Lyle Munn

Profile
- Position: End

Personal information
- Born: April 13, 1902 Fairbury, Nebraska, U.S.
- Died: January 12, 1984 (aged 81) Topeka, Kansas, U.S.
- Listed height: 6 ft 0 in (1.83 m)
- Listed weight: 186 lb (84 kg)

Career information
- College: Kansas State

Career history
- Kansas City Cowboys (1925–1926); Cleveland Bulldogs (1927); Detroit Panthers (1928); New York Giants (1929);

Career NFL statistics
- Games played: 53
- Starts: 44
- Touchdowns: 1
- Stats at Pro Football Reference

= Lyle Munn =

American football player (1893–1939)

Lyle Smith Munn (April 13, 1902 – January 12, 1984) was an American athlete who played professional football for four different teams in the National Football League (NFL) from 1925 through 1929. Munn was a graduate of Kansas State University, for whom he played collegiately.

==Biography==

Lyle Munn was born April 13, 1902, in Fairbury, Nebraska. He attended Norton County High School in Norton, Kansas, playing tackle on the Norton High football team.

Munn as a Kansas State Aggie in 1923.

Munn enrolled at Kansas State Agricultural College (today's Kansas State University) in 1921, making the freshman football team as an end. This would remain his position throughout his playing career.

In the fall of 1922, Munn was one of 45 Kansas State students to go out for the Aggies' varsity football team. He made the squad, beginning the season as the second team left end. The Aggies would finish the 1922 season with a record of 5–1–2, losing only to a powerhouse Nebraska Cornhuskers team.

He also participated in track and field, throwing the 16-pound shot put for the K State team.

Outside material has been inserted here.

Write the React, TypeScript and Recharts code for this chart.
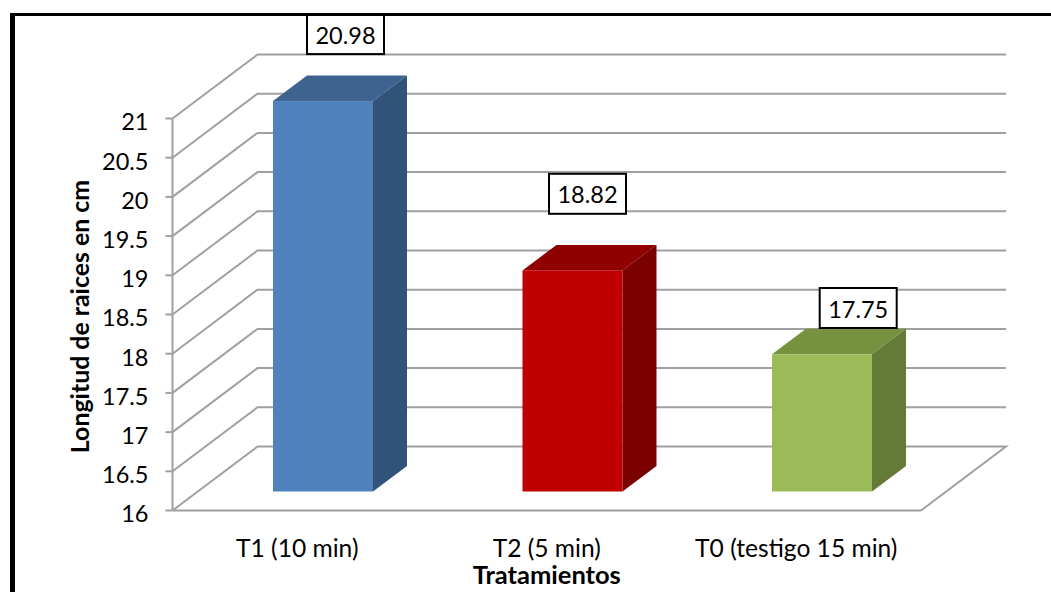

After his time in football, Munn was employed as a civil engineer, working for the Kansas Department of Transportation. He was an assistant construction engineer at the time of his retirement in 1968.

Munn died January 12, 1984, in a hospital at Topeka, Kansas. He was 81 years old at the time of his death. His body was interred at Memorial Park Cemetery in Hutchinson, Kansas.